*GOAL OF THE EXERCISE*:
List all lines of the data that include the string "this".

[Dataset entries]
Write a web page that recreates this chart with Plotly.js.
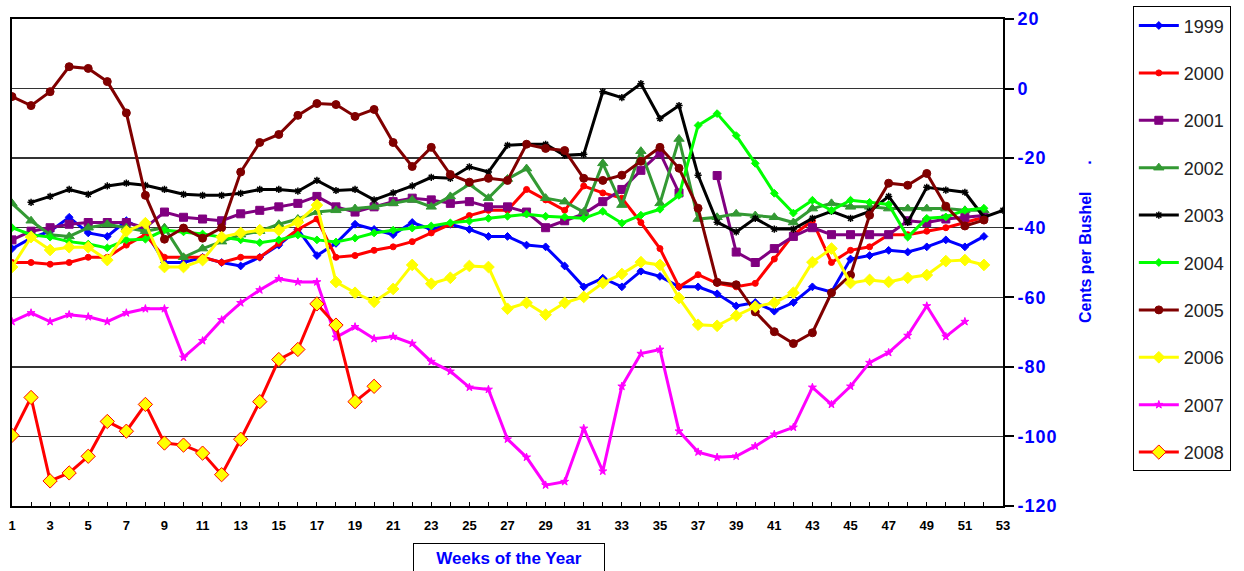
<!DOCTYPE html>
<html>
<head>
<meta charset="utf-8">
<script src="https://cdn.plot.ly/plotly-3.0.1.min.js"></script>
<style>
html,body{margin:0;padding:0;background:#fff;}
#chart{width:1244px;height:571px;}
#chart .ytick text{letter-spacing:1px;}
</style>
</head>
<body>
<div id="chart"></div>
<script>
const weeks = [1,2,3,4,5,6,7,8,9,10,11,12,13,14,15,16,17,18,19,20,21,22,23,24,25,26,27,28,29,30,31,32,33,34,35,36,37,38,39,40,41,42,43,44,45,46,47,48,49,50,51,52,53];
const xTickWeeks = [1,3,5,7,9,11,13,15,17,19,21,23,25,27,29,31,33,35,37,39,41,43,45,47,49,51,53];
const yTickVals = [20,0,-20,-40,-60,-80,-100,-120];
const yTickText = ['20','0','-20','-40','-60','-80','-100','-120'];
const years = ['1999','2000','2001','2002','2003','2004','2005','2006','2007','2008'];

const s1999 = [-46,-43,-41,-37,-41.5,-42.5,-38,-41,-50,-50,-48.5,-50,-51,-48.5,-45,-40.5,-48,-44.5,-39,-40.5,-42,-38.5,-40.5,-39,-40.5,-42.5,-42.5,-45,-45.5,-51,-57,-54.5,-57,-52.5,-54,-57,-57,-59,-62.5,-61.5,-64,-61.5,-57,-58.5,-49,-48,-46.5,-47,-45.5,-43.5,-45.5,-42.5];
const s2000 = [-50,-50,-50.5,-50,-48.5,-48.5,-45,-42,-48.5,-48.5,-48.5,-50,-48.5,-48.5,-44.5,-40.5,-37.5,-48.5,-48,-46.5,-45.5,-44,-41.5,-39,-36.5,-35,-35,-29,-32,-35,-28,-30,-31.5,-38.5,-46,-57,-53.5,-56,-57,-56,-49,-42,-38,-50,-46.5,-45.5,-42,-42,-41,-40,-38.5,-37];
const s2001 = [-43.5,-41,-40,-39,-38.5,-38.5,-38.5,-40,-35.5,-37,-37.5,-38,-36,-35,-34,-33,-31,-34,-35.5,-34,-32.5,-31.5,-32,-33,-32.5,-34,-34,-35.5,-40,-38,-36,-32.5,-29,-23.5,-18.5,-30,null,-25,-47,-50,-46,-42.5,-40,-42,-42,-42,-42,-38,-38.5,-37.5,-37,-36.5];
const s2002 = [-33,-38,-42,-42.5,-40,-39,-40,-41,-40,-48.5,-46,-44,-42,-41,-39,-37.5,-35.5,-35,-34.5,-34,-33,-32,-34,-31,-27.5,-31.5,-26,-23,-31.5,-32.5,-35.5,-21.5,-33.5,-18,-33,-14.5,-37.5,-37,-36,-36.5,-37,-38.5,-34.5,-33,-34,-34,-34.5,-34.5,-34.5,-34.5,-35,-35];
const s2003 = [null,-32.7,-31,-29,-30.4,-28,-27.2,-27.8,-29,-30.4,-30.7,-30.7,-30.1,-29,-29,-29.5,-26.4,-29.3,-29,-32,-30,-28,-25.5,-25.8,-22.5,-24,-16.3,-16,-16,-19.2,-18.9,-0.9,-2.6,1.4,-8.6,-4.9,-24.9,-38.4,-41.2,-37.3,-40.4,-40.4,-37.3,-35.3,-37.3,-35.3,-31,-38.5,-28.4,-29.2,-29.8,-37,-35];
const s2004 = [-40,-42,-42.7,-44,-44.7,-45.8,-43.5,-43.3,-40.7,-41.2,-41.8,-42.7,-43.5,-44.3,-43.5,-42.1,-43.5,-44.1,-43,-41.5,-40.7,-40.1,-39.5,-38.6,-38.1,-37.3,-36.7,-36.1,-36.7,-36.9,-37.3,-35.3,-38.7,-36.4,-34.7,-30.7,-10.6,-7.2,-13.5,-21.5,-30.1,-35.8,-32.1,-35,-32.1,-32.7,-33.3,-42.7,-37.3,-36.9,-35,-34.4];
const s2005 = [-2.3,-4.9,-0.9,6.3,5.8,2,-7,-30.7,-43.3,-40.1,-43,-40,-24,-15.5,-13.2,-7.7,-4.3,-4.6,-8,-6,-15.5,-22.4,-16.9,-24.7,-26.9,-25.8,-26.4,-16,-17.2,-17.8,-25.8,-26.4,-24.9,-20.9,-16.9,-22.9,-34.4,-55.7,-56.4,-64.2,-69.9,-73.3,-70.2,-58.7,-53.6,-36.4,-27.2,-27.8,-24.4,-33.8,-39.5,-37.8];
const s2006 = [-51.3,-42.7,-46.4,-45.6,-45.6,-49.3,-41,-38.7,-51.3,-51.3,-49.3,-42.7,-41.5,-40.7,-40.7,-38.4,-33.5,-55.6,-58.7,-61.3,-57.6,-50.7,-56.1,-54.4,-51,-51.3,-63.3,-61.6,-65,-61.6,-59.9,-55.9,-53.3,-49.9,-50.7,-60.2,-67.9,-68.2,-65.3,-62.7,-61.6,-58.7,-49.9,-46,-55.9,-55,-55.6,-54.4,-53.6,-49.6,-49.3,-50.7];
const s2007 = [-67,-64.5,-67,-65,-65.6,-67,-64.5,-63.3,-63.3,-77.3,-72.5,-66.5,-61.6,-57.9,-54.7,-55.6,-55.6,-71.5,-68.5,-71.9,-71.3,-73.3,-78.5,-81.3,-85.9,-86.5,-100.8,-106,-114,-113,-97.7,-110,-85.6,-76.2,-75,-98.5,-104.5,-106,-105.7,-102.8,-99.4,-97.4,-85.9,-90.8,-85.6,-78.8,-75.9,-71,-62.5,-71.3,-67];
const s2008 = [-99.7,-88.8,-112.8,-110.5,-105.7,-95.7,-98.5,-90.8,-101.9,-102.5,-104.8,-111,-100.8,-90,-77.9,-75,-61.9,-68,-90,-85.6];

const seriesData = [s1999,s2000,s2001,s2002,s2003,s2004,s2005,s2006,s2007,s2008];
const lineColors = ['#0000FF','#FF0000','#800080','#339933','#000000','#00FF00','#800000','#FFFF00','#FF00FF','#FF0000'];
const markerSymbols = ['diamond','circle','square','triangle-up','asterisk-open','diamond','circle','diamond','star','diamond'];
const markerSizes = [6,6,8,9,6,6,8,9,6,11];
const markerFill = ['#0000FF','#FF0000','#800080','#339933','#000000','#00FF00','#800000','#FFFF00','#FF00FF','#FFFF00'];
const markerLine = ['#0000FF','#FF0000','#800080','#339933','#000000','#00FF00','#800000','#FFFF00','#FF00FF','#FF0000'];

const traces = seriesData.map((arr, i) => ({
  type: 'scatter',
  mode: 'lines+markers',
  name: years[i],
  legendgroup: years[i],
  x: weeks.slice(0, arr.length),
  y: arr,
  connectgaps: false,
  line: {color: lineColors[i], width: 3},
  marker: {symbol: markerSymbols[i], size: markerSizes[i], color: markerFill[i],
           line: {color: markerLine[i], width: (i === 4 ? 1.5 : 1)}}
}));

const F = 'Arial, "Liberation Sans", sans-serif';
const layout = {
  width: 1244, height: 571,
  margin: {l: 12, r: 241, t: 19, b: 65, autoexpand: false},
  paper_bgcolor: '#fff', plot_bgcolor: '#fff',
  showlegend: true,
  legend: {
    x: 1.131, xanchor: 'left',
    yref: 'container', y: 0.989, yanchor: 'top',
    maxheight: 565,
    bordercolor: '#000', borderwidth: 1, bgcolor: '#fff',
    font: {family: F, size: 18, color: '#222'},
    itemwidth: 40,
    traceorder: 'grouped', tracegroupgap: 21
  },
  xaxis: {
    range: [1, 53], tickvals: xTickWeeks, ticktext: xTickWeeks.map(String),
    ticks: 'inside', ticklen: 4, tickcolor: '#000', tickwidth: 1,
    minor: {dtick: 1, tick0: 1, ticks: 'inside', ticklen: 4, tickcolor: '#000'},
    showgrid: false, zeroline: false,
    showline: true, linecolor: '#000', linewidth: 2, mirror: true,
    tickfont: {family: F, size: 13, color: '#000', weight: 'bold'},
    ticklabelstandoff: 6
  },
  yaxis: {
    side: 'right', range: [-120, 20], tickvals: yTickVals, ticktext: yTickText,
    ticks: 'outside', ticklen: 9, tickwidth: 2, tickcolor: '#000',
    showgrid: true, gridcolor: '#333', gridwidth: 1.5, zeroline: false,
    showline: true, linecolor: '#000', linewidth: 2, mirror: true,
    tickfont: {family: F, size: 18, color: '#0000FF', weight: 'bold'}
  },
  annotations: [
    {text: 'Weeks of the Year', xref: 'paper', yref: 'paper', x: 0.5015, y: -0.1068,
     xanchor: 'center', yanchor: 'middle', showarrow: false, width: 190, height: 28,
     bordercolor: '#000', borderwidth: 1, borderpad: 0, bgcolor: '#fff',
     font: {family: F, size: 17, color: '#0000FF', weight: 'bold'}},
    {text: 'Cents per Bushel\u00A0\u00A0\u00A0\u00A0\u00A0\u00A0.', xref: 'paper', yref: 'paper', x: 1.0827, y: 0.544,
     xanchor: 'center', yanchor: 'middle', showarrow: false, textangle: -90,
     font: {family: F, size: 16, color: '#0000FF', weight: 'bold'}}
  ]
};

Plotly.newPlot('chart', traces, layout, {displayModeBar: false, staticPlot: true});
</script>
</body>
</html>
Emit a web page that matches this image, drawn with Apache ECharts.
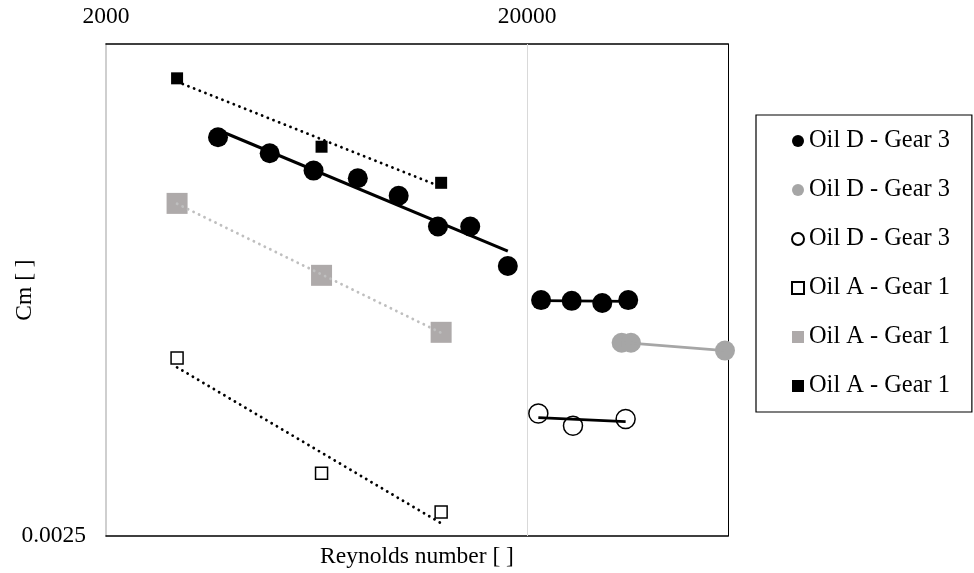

*TASK RESPONSE*:
Write a web page that recreates this chart with Plotly.js.
Emit a web page that matches this image, drawn with Apache ECharts.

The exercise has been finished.